Elachista ochroleuca is a moth in the family Elachistidae. It was described by Edward Meyrick in 1923. It is endemic to New Zealand and has been observed in the South Island. The adults of this species are day flying and are on the wing from October until March.

== Taxonomy ==
E. ochroleuca was first described in 1923 by Edward Meyrick using a specimen collected in January at Mount Aurum in Otago at 3000 ft amongst tussock grass. In 1928 George Hudson discussed and illustrated this species in his book The butterflies and moths of New Zealand. In 1971 J. S. Dugdale placed this species in the genus Cosmiotes. Dugdale followed this placement in his 1988 publication Lepidopteria - annotated catalogue, and keys to family-group taxa. In 2012 in the Inventory of New Zealand Biodiversity this species was discussed under its original name of Elachista ochroleuca.

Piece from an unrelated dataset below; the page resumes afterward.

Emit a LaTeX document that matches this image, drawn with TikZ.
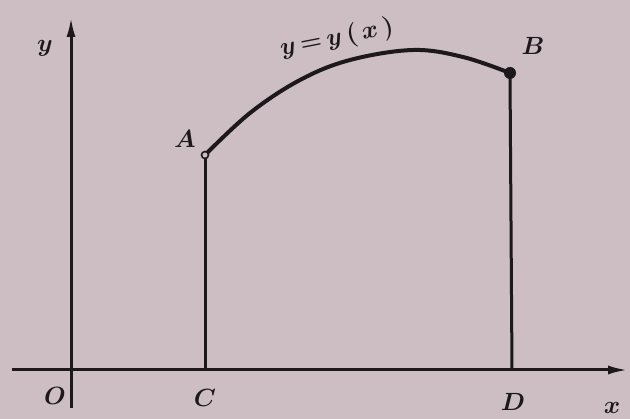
\documentclass[tikz,border=0pt]{standalone}
\usetikzlibrary{arrows.meta}
\definecolor{paper}{RGB}{204,190,194}
\definecolor{ink}{RGB}{28,24,28}
\begin{document}
\begin{tikzpicture}[x=1pt,y=-1pt,
  axis/.style={draw=ink,line width=3pt,-{Latex[length=20pt,width=9pt]}},
  vline/.style={draw=ink,line width=3pt},
  curve/.style={draw=ink,line width=4pt},
  lbl/.style={text=ink,font=\fontsize{28}{32}\selectfont\boldmath,inner sep=0pt}]
\fill[paper] (0,0) rectangle (630,419);
\useasboundingbox (0,0) rectangle (630,419);
% points
\coordinate (xs) at (12,370);
\coordinate (xe) at (628,370);
\coordinate (ys) at (71,408);
\coordinate (ye) at (71,17);
\coordinate (A) at (205,155);
\coordinate (B) at (510,73);
\coordinate (C) at (205,370);
\coordinate (D) at (512,370);
% axes
\draw[axis] (xs) -- (xe);
\draw[axis] (ys) -- (ye);
% verticals
\draw[vline] (A) -- (C);
\draw[vline] (B) -- (D);
% curve
\draw[curve] plot[smooth,tension=0.6] coordinates {(205,155) (250,113) (300,80) (350,60) (413,50) (463,57) (510,73)};
% points
\fill[ink] (B) circle (6pt);
\filldraw[fill=paper,draw=ink,line width=1.6pt] (A) circle (3.5pt);
% labels
\node[lbl] (ly) at (45,48) {$y$};
\node[lbl] (lx) at (612,408) {$x$};
\node[lbl] (lO) at (55,396) {$O$};
\node[lbl] (lC) at (205,398) {$C$};
\node[lbl] (lD) at (513,402) {$D$};
\node[lbl] (lA) at (185,139) {$A$};
\node[lbl] (lB) at (533,46) {$B$};
\node[lbl,font=\fontsize{25}{30}\selectfont\boldmath,rotate=11] (lcurve) at (337,38) {$y\,{=}\,y\,(\,x\,)$};
\end{tikzpicture}
\end{document}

This placement was supported in 2019. The female holotype is held at the Natural History Museum, London.

== Description ==
Meyrick described this species as follows:

♂. 10mm. Head, palpi, thorax, and abdomen are white. Forewings narrowly elongate-lanceolate, apex produced, acute; 4 and 8 absent; ochreous-white; an ochreous dot on fold towards extremity : cilia white. Hindwings linear-lanceolate; 4 absent; grey-whitish : cilia whitish.

== Distribution ==
This species is endemic to New Zealand and can be found in the South Island. As well as the type locality, this specimen has been observed at Arthur's Pass and in kettle holes near Lake Ōhau as well as in grassland near Twizel.

== Behaviour ==
The adults of this species are on the wing from October until March and are day flying.

== Hosts and habitat ==
The larval host of this species is Poa cita.